Pope Benedict in his recent (2009) Encyclical Charity in Truth spelled out what some of this re-learning might involve. In particular he spoke a lot about gratuity, the logic of gift which does not exclude justice. What Benedict seems to be drawing our attention to is that beyond the market (a main focus of which is on profit) and the State (which deals with law, contract, redistribution) there is the realm of civil society which can be a natural setting for an economy of gratuitousness, in which values like the common good and solidarity may be most visibly present. This presence of the logic of gratuity in civil society act as catalyst for it to be present in the other two spheres also.

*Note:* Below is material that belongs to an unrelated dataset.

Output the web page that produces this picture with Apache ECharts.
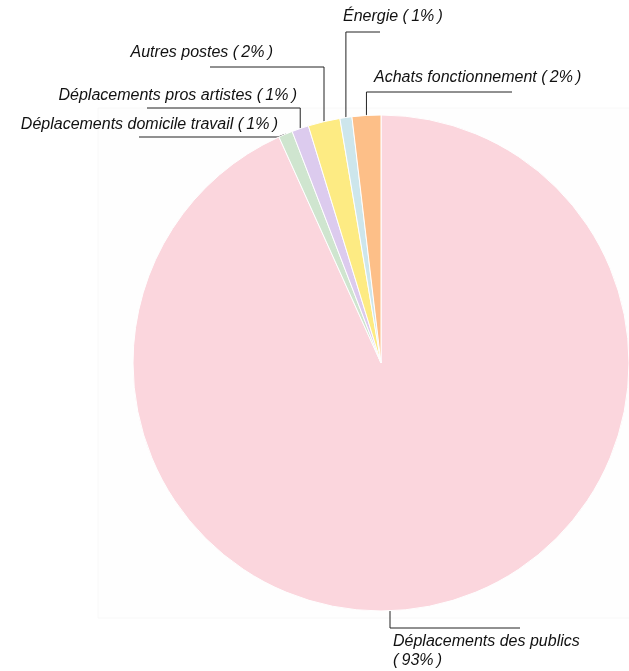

What Benedict is urging us to consider is a radical transformation of our economic model in which basic needs and modest 'wants' are met, but in which gross inequalities and environmental abuses are eliminated. This would, of course, require an enormous transformation of mind-set to achieve, and some considerable sacrifice too on the part of those who are now well-off, beyond any sense of need or reasonable desire. It would require new approaches to banking and finance, as well as to the real economy, in which human dignity took precedence over the dominant model of individual gain and survival of the fittest. Many good people, religious and non-religious, are working hard, in a complex area, to identify the right shape of these new approaches. It will be up to us as responsible citizens to hold our politicians to account in this respect.

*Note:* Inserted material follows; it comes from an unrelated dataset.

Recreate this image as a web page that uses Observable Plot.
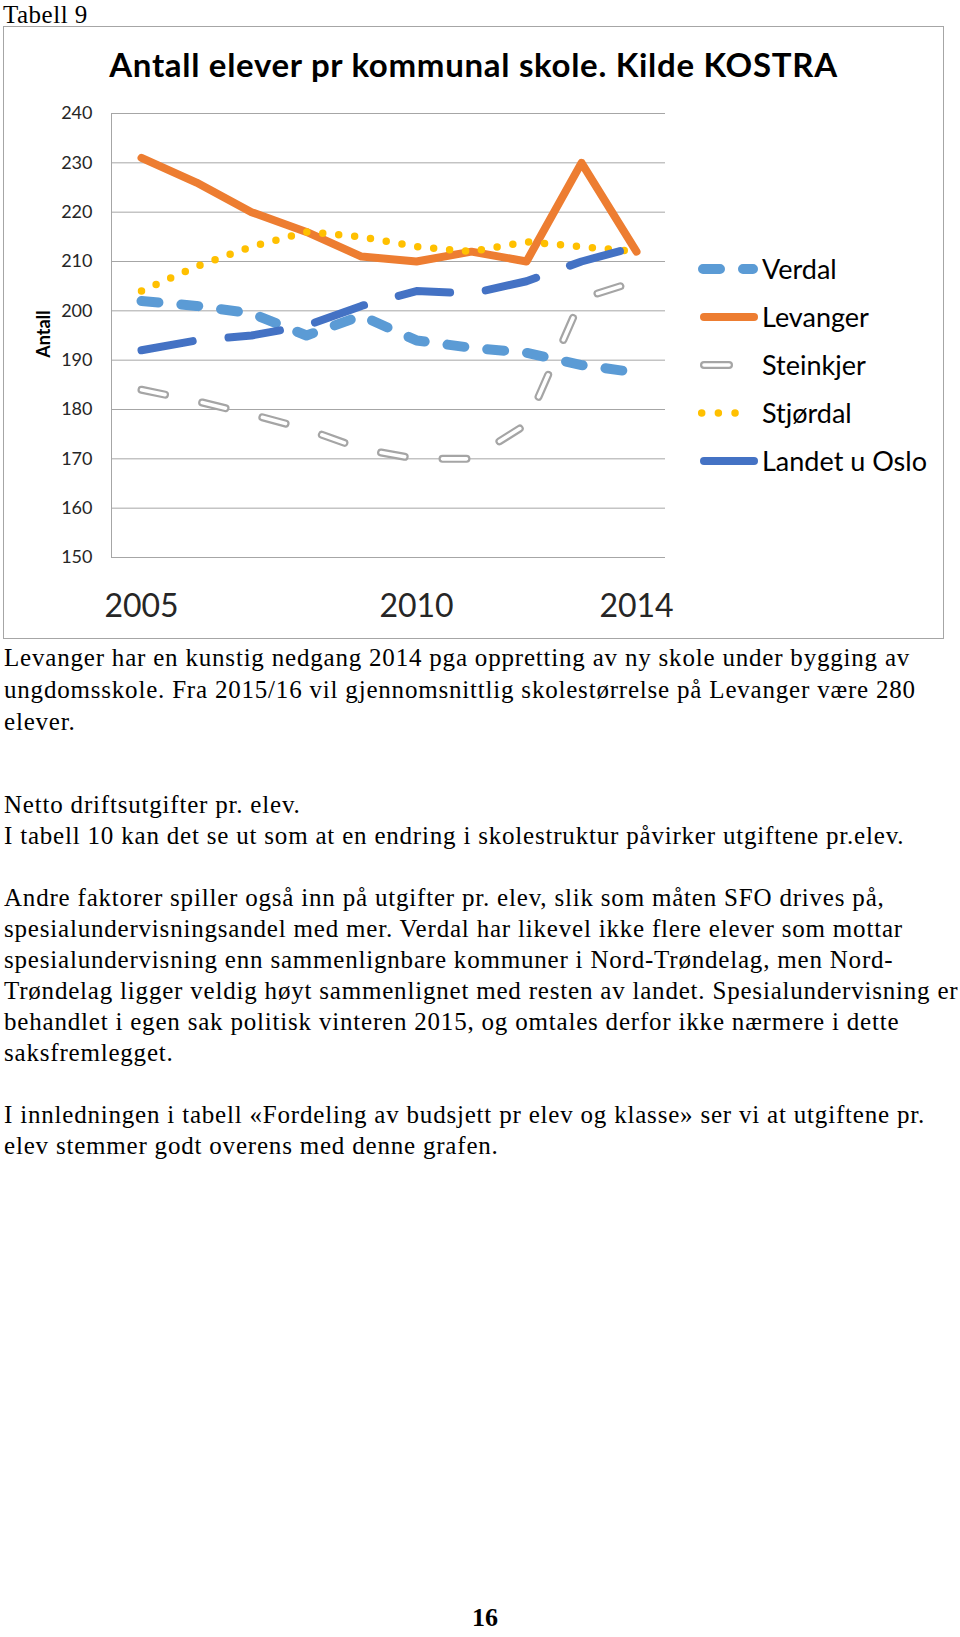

We have an opportunity in these times of new awareness of human frailty and puniness to make this kind of radical change. Admittedly the task is complicated and enormous. But, as Pope John-Paul II once said, there is personal sin in taking 'refuge in the supposed impossibility of changing the world' (Reconciliatio et Paenitentia, 1984). Putting this more positively, St Paul reminds us that 'hope does not disappoint us, because God's love has been poured into our hearts through the Holy Spirit which has been given to us' (Romans, 5, 5). A sense of awe again, but now with love. The Pope's Intention for this month is so worth our prayer, our thought and our action.